AIM
Each line in the material below, starting at the one with "Rebuild this chart" and ending at the one with "const colors = ['#5b9bd5', '#ed7d31'];", is to be reproduced exactly; no picture is to be copied.

[Entries with chart source code]
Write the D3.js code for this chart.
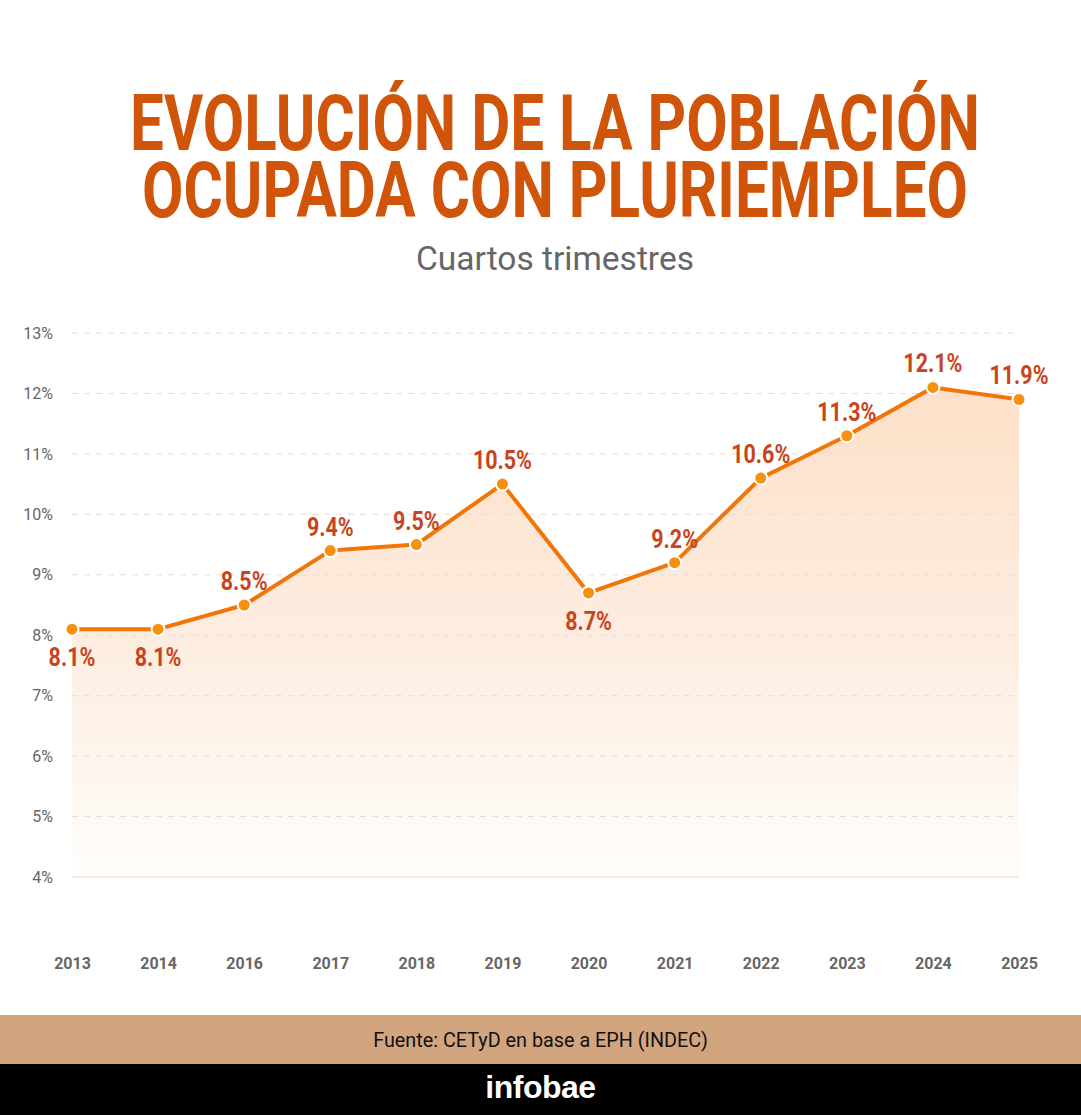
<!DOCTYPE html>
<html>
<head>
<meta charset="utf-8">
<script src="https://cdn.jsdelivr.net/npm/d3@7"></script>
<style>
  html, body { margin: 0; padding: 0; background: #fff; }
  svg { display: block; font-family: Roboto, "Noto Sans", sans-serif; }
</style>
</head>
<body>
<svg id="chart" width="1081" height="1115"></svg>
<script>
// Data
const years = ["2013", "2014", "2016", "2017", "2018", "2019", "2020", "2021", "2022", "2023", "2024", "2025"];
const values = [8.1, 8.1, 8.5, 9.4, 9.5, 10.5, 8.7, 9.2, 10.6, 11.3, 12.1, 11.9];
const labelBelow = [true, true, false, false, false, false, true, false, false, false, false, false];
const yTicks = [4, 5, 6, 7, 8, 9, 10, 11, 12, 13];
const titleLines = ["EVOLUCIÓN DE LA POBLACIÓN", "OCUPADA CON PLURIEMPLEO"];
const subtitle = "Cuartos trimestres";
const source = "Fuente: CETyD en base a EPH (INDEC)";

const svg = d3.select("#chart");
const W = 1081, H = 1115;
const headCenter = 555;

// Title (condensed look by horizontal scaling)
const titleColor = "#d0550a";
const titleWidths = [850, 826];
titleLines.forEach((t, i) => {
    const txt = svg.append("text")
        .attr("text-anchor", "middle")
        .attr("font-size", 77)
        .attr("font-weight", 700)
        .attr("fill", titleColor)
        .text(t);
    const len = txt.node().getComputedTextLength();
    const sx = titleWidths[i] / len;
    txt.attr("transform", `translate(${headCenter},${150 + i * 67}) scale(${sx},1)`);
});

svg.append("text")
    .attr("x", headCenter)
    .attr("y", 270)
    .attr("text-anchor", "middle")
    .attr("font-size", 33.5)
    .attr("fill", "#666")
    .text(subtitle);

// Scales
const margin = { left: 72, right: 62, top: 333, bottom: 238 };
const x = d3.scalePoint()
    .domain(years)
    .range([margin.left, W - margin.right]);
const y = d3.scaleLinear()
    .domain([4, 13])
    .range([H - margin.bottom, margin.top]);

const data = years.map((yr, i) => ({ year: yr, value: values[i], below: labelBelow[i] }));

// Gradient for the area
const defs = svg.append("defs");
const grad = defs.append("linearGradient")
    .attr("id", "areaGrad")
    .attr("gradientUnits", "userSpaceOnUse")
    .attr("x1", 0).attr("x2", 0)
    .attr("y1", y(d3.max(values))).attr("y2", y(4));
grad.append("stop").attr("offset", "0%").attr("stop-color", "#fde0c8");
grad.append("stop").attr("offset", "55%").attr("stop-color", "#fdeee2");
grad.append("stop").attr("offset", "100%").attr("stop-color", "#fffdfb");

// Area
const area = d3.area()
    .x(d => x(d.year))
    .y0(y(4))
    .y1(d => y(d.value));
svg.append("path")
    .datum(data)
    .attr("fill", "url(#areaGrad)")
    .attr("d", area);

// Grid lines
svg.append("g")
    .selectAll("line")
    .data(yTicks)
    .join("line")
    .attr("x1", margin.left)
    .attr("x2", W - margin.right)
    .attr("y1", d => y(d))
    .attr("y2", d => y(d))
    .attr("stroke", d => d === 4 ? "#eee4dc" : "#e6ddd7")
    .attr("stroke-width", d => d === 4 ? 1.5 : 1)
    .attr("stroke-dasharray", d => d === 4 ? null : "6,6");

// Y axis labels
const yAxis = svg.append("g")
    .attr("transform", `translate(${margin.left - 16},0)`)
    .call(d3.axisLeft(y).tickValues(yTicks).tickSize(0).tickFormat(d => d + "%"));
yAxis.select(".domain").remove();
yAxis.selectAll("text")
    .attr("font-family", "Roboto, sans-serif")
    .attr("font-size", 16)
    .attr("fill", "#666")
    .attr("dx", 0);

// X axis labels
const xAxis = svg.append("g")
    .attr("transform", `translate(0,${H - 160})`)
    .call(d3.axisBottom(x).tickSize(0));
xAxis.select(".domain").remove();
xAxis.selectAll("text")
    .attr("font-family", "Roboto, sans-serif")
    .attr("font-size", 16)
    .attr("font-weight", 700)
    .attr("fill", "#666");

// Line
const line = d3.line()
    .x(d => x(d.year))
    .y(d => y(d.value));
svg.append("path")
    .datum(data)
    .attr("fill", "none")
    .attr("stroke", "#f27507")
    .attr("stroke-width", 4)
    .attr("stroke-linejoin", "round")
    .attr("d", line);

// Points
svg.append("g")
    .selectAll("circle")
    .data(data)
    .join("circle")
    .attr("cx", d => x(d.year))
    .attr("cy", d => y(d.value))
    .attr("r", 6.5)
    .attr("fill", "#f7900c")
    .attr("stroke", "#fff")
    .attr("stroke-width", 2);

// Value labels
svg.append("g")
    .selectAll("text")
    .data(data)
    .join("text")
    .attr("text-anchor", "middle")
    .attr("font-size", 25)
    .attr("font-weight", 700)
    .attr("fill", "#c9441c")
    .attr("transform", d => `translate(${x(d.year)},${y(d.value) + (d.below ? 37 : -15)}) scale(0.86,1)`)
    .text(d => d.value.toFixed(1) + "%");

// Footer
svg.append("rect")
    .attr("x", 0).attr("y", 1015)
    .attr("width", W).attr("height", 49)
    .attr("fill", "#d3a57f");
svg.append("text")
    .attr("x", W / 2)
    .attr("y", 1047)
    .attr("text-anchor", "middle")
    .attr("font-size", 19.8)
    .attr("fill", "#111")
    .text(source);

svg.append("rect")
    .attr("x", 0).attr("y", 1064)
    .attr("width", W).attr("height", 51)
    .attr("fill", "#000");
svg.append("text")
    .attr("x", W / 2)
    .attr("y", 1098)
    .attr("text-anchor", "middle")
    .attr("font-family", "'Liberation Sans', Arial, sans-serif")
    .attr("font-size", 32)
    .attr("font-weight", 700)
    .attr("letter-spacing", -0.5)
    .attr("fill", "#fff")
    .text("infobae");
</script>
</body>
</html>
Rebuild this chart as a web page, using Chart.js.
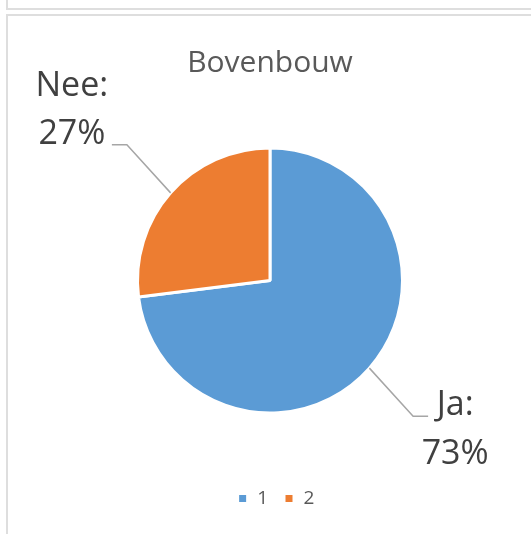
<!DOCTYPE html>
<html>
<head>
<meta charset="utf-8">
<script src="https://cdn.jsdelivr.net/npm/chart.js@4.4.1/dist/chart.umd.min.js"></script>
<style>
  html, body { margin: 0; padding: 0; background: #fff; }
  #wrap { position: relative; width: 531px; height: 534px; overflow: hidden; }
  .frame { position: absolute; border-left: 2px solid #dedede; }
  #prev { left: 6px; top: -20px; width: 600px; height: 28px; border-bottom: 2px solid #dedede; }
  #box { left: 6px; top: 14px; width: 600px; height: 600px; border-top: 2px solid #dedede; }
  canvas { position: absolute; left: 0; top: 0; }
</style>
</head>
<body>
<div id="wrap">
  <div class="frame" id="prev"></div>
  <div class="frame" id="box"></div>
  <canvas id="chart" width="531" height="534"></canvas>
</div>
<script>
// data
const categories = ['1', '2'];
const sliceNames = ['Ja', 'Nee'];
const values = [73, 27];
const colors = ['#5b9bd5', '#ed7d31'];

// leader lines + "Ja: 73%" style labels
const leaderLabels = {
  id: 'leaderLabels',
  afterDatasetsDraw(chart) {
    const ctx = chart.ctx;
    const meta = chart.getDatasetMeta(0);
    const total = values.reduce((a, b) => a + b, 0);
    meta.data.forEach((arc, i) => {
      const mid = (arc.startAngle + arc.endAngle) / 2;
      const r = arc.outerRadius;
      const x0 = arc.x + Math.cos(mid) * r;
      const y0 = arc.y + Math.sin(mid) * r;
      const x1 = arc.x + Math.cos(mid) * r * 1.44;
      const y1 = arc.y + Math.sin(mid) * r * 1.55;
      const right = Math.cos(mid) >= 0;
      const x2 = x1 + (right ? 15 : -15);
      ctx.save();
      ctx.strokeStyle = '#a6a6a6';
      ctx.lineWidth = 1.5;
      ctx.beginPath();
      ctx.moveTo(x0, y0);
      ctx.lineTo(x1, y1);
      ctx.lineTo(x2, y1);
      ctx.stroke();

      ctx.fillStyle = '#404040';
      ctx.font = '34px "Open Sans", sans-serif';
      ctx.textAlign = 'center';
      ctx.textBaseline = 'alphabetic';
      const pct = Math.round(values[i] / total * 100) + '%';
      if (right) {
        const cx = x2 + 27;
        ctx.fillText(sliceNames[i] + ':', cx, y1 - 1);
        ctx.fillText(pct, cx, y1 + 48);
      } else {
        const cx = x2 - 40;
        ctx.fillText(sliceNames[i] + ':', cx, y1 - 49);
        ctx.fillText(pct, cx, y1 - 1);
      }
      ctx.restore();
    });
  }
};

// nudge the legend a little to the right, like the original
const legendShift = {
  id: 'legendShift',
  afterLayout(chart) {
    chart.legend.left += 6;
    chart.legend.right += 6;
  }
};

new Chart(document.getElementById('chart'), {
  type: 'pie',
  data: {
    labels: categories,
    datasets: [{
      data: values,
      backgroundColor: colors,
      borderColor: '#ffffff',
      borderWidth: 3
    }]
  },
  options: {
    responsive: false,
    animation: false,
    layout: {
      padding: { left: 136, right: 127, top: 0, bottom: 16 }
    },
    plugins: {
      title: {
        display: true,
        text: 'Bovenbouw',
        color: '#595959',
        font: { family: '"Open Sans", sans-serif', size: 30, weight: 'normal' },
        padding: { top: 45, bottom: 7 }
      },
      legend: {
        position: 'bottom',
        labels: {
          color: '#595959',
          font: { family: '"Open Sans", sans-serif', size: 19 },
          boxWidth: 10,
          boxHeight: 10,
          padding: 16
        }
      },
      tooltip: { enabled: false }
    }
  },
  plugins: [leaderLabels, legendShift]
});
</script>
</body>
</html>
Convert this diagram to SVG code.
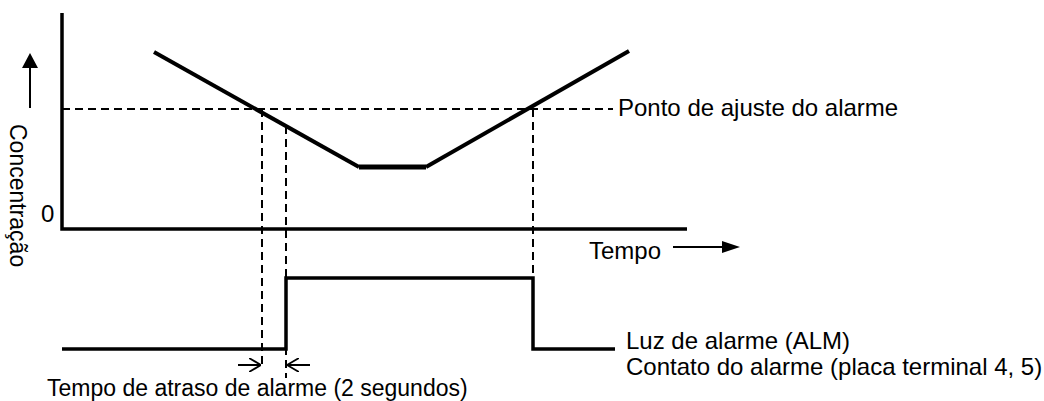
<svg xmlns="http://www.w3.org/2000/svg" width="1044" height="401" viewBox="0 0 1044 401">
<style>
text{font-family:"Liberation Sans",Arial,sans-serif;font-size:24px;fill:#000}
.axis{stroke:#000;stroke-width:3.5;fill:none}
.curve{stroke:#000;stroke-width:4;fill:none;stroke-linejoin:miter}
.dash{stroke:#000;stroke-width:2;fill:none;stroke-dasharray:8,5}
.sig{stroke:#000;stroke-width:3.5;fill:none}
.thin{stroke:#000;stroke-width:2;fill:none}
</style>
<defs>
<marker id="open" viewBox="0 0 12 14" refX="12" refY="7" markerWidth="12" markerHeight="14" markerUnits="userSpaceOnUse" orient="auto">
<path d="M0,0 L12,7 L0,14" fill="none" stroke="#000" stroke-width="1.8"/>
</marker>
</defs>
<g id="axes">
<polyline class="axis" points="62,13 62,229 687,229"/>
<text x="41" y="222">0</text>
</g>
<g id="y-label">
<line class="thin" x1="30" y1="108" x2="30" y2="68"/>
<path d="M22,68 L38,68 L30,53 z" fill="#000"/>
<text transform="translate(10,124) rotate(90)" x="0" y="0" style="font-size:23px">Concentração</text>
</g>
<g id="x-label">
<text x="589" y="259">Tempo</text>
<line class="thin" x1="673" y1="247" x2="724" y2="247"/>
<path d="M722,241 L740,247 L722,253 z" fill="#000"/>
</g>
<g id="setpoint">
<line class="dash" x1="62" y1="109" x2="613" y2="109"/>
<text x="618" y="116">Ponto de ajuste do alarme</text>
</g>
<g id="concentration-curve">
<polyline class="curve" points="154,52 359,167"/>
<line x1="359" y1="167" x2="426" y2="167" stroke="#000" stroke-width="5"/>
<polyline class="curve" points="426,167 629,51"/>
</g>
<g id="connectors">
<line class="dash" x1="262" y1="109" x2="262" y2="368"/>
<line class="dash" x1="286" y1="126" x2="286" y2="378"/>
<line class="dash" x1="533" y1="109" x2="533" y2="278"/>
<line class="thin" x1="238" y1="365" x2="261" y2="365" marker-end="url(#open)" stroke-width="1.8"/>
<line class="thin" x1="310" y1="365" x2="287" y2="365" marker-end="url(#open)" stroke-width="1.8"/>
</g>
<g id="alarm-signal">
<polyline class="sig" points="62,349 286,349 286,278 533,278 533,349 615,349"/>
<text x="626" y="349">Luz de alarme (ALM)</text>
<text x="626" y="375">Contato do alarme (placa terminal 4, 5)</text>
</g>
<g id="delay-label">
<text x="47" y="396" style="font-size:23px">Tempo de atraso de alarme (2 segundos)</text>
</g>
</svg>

WRITTEN ANSWER
Rebuild this chart as a web page, using Chart.js.
<!DOCTYPE html>
<html>
<head>
<meta charset="utf-8">
<script src="https://cdn.jsdelivr.net/npm/chart.js@4.4.1/dist/chart.umd.min.js"></script>
<style>
  html, body { margin: 0; padding: 0; background: #fff; }
  #wrap { position: relative; width: 531px; height: 534px; overflow: hidden; }
  .frame { position: absolute; border-left: 2px solid #dedede; }
  #prev { left: 6px; top: -20px; width: 600px; height: 28px; border-bottom: 2px solid #dedede; }
  #box { left: 6px; top: 14px; width: 600px; height: 600px; border-top: 2px solid #dedede; }
  canvas { position: absolute; left: 0; top: 0; }
</style>
</head>
<body>
<div id="wrap">
  <div class="frame" id="prev"></div>
  <div class="frame" id="box"></div>
  <canvas id="chart" width="531" height="534"></canvas>
</div>
<script>
// data
const categories = ['1', '2'];
const sliceNames = ['Ja', 'Nee'];
const values = [73, 27];
const colors = ['#5b9bd5', '#ed7d31'];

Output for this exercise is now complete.